● **Set task**: Set down the data below from its first line to the line holding "2013 Dave Heaven</text>", inclusive; omit all pictures.

══════════════════════════════

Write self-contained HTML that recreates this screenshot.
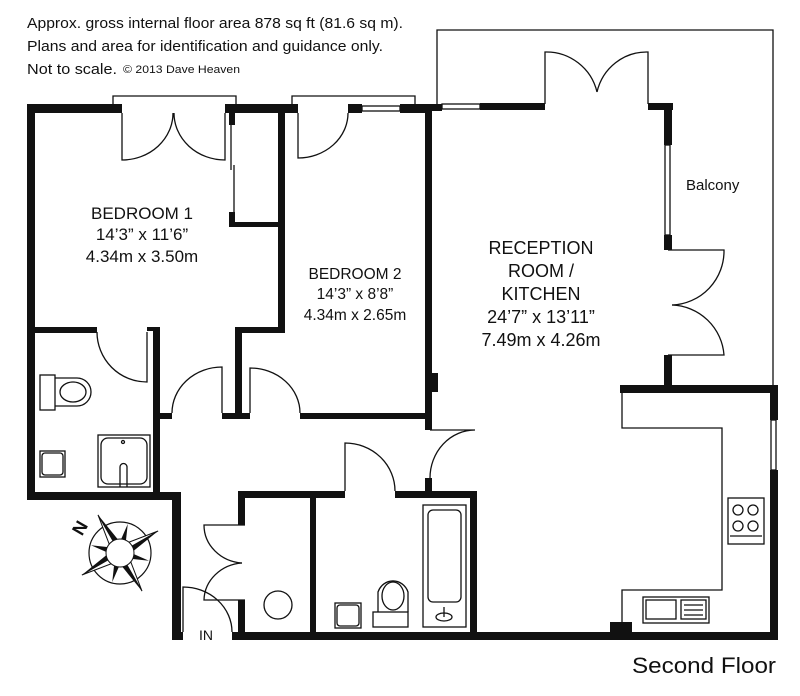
<!DOCTYPE html>
<html><head><meta charset="utf-8"><style>
html,body{margin:0;padding:0;background:#fff;}
svg{display:block;}
text{font-family:"Liberation Sans",Arial,sans-serif;fill:#111;}
</style></head><body>
<svg width="800" height="696" viewBox="0 0 800 696" xmlns="http://www.w3.org/2000/svg">
<rect width="800" height="696" fill="#fff"/>
<text x="27" y="28" font-size="15" textLength="376" lengthAdjust="spacingAndGlyphs">Approx. gross internal floor area 878 sq ft (81.6 sq m).</text>
<text x="27" y="51" font-size="15" textLength="356" lengthAdjust="spacingAndGlyphs">Plans and area for identification and guidance only.</text>
<text x="27" y="74" font-size="15" textLength="90" lengthAdjust="spacingAndGlyphs">Not to scale.</text>
<text x="123" y="73" font-size="11" textLength="117" lengthAdjust="spacingAndGlyphs">© 2013 Dave Heaven</text>

<g fill="none" stroke="#111" stroke-width="1.3">
<polyline points="437,104 437,30 773,30 773,388"/>
<polyline points="113,104 113,96 236,96 236,104"/>
<polyline points="292,104 292,96 415,96 415,104"/>
<rect x="362" y="106" width="38" height="5"/>
<rect x="442" y="104" width="38" height="5"/>
<rect x="665" y="145" width="5" height="90"/>
<rect x="771" y="420" width="5" height="50"/>
<path d="M122,113 V160 A51,47 0 0 0 173,113"/>
<path d="M225,113 V160 A51,47 0 0 1 174,113"/>
<path d="M298,113 V158 A50,45 0 0 0 348,113"/>
<line x1="231" y1="125" x2="231" y2="170"/>
<line x1="234" y1="165" x2="234" y2="212"/>
<path d="M147,332 V382 A50,50 0 0 1 97,332"/>
<path d="M222,413 V367 A50,46 0 0 0 172,413"/>
<path d="M250,413 V368 A50,45 0 0 1 300,413"/>
<path d="M430,430 H475 A45,48 0 0 0 430,478"/>
<path d="M345,491 V443 A50,48 0 0 1 395,491"/>
<path d="M245,525 H204 A41,38 0 0 0 242,563"/>
<path d="M245,600 H204 A41,38 0 0 1 242,563"/>
<path d="M183,632 V587 A49,45 0 0 1 232,632"/>
<path d="M545,104 V52 A52,52 0 0 1 597,92"/>
<path d="M648,104 V52 A51,52 0 0 0 597,92"/>
<path d="M668,250 H724 A54,54 0 0 1 672,305"/>
<path d="M668,355 H724 A54,54 0 0 0 672,305"/>
<polyline points="622,393 622,428 722,428 722,590 622,590 622,625"/>
<rect x="728" y="498" width="36" height="46"/>
<circle cx="738" cy="510" r="5"/><circle cx="753" cy="510" r="5"/>
<circle cx="738" cy="526" r="5"/><circle cx="753" cy="526" r="5"/>
<line x1="730" y1="536" x2="762" y2="536"/>
<rect x="643" y="597" width="66" height="26"/>
<rect x="646" y="600" width="30" height="19"/>
<rect x="681" y="600" width="25" height="19"/>
<line x1="684" y1="605" x2="703" y2="605"/><line x1="684" y1="610" x2="703" y2="610"/><line x1="684" y1="615" x2="703" y2="615"/>
<rect x="40" y="375" width="15" height="35"/>
<path d="M55,378 H77 A14,14 0 0 1 77,406 H55"/>
<ellipse cx="73" cy="392" rx="13" ry="10"/>
<rect x="40" y="451" width="25" height="26"/>
<rect x="42" y="453" width="21" height="22" rx="3"/>
<rect x="98" y="435" width="52" height="52"/>
<rect x="101" y="438" width="46" height="46" rx="7"/>
<circle cx="123" cy="442" r="1.5"/>
<path d="M120,487 V467 A3.5,3.5 0 0 1 127,467 V487"/>
<rect x="423" y="505" width="43" height="122"/>
<rect x="428" y="510" width="33" height="92" rx="5"/>
<ellipse cx="444" cy="617" rx="8" ry="4"/>
<line x1="444" y1="607" x2="444" y2="617"/>
<path d="M378,612 V592 A16,17 0 0 1 408,592 V612"/>
<ellipse cx="393" cy="596" rx="11" ry="14"/>
<rect x="373" y="612" width="35" height="15"/>
<rect x="335" y="603" width="26" height="25"/>
<rect x="337" y="605" width="22" height="21" rx="3"/>
<circle cx="278" cy="605" r="14"/>
</g>

<g fill="#111">
<rect x="27" y="104" width="95" height="9"/>
<rect x="225" y="104" width="73" height="9"/>
<rect x="348" y="104" width="14" height="9"/>
<rect x="400" y="104" width="32" height="9"/>
<rect x="425" y="104" width="17" height="7"/>
<rect x="480" y="103" width="65" height="7"/>
<rect x="648" y="103" width="25" height="7"/>
<rect x="664" y="103" width="8" height="42"/>
<rect x="664" y="235" width="8" height="15"/>
<rect x="664" y="355" width="8" height="33"/>
<rect x="620" y="385" width="158" height="8"/>
<rect x="770" y="385" width="8" height="35"/>
<rect x="770" y="470" width="8" height="170"/>
<rect x="610" y="622" width="22" height="10"/>
<rect x="232" y="632" width="546" height="8"/>
<rect x="27" y="104" width="8" height="396"/>
<rect x="27" y="492" width="153" height="8"/>
<rect x="172" y="492" width="9" height="148"/>
<rect x="172" y="632" width="11" height="8"/>
<rect x="229" y="113" width="6" height="12"/>
<rect x="229" y="212" width="6" height="15"/>
<rect x="229" y="222" width="50" height="5"/>
<rect x="278" y="104" width="7" height="228"/>
<rect x="35" y="327" width="62" height="6"/>
<rect x="147" y="327" width="6" height="4"/>
<rect x="153" y="327" width="7" height="172"/>
<rect x="160" y="413" width="12" height="6"/>
<rect x="235" y="327" width="50" height="6"/>
<rect x="235" y="327" width="7" height="90"/>
<rect x="222" y="413" width="28" height="6"/>
<rect x="300" y="413" width="132" height="6"/>
<rect x="425" y="110" width="7" height="320"/>
<rect x="425" y="373" width="13" height="19"/>
<rect x="425" y="478" width="7" height="16"/>
<rect x="238" y="491" width="107" height="7"/>
<rect x="395" y="491" width="82" height="7"/>
<rect x="238" y="491" width="7" height="34"/>
<rect x="238" y="600" width="7" height="32"/>
<rect x="310" y="491" width="6" height="141"/>
<rect x="470" y="491" width="7" height="141"/>
</g>

<g transform="translate(120,553)">
<circle r="31" fill="none" stroke="#111" stroke-width="1.2"/>
<g transform="rotate(-30)">
<polygon points="0,-44 6,-6 0,0" fill="#111"/><polygon points="0,-44 -6,-6 0,0" fill="#fff" stroke="#111"/>
<polygon points="0,44 -6,6 0,0" fill="#111"/><polygon points="0,44 6,6 0,0" fill="#fff" stroke="#111"/>
<polygon points="-44,0 -6,-6 0,0" fill="#111"/><polygon points="-44,0 -6,6 0,0" fill="#fff" stroke="#111"/>
<polygon points="44,0 6,6 0,0" fill="#111"/><polygon points="44,0 6,-6 0,0" fill="#fff" stroke="#111"/>
<g transform="rotate(45)">
<polygon points="0,-30 4,-4 -4,-4" fill="#111"/><polygon points="0,30 4,4 -4,4" fill="#111"/>
<polygon points="-30,0 -4,4 -4,-4" fill="#111"/><polygon points="30,0 4,4 4,-4" fill="#111"/>
</g>
</g>
<circle r="14" fill="#fff" stroke="#111" stroke-width="1"/>
</g>
<text x="80" y="534" font-size="18" font-weight="bold" transform="rotate(-60 80 528)" text-anchor="middle">N</text>

<g text-anchor="middle">
<text x="142" y="219" font-size="17">BEDROOM 1</text>
<text x="142" y="240" font-size="17">14’3” x 11’6”</text>
<text x="142" y="262" font-size="17">4.34m x 3.50m</text>
<text x="355" y="279" font-size="15.5">BEDROOM 2</text>
<text x="355" y="299" font-size="15.5">14’3” x 8’8”</text>
<text x="355" y="320" font-size="15.5">4.34m x 2.65m</text>
<text x="541" y="254" font-size="18">RECEPTION</text>
<text x="541" y="277" font-size="18">ROOM /</text>
<text x="541" y="300" font-size="18">KITCHEN</text>
<text x="541" y="323" font-size="18">24’7” x 13’11”</text>
<text x="541" y="346" font-size="18">7.49m x 4.26m</text>
</g>
<text x="686" y="190" font-size="15">Balcony</text>
<text x="199" y="640" font-size="14">IN</text>
<text x="632" y="673" font-size="22" textLength="144" lengthAdjust="spacingAndGlyphs">Second Floor</text>
</svg>
</body></html>
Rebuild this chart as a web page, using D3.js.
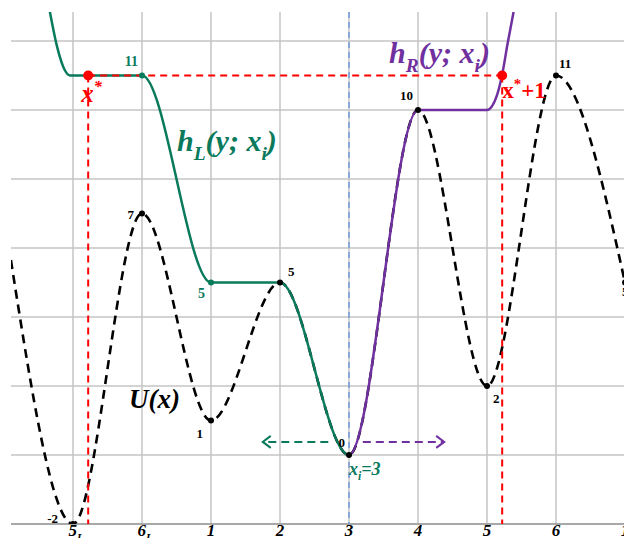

══════════════════════════════

● **Task result**:
Write self-contained HTML that recreates this screenshot.
<!DOCTYPE html>
<html><head><meta charset="utf-8"><style>
html,body{margin:0;padding:0;background:#fff;}
svg{display:block;}
text{font-family:"Liberation Sans",Arial,sans-serif;fill:#111;}
</style></head><body>
<svg width="800" height="696" viewBox="0 0 800 696" xmlns="http://www.w3.org/2000/svg">
<rect width="800" height="696" fill="#fff"/>
<text x="27" y="28" font-size="15" textLength="376" lengthAdjust="spacingAndGlyphs">Approx. gross internal floor area 878 sq ft (81.6 sq m).</text>
<text x="27" y="51" font-size="15" textLength="356" lengthAdjust="spacingAndGlyphs">Plans and area for identification and guidance only.</text>
<text x="27" y="74" font-size="15" textLength="90" lengthAdjust="spacingAndGlyphs">Not to scale.</text>
<text x="123" y="73" font-size="11" textLength="117" lengthAdjust="spacingAndGlyphs">© 2013 Dave Heaven</text>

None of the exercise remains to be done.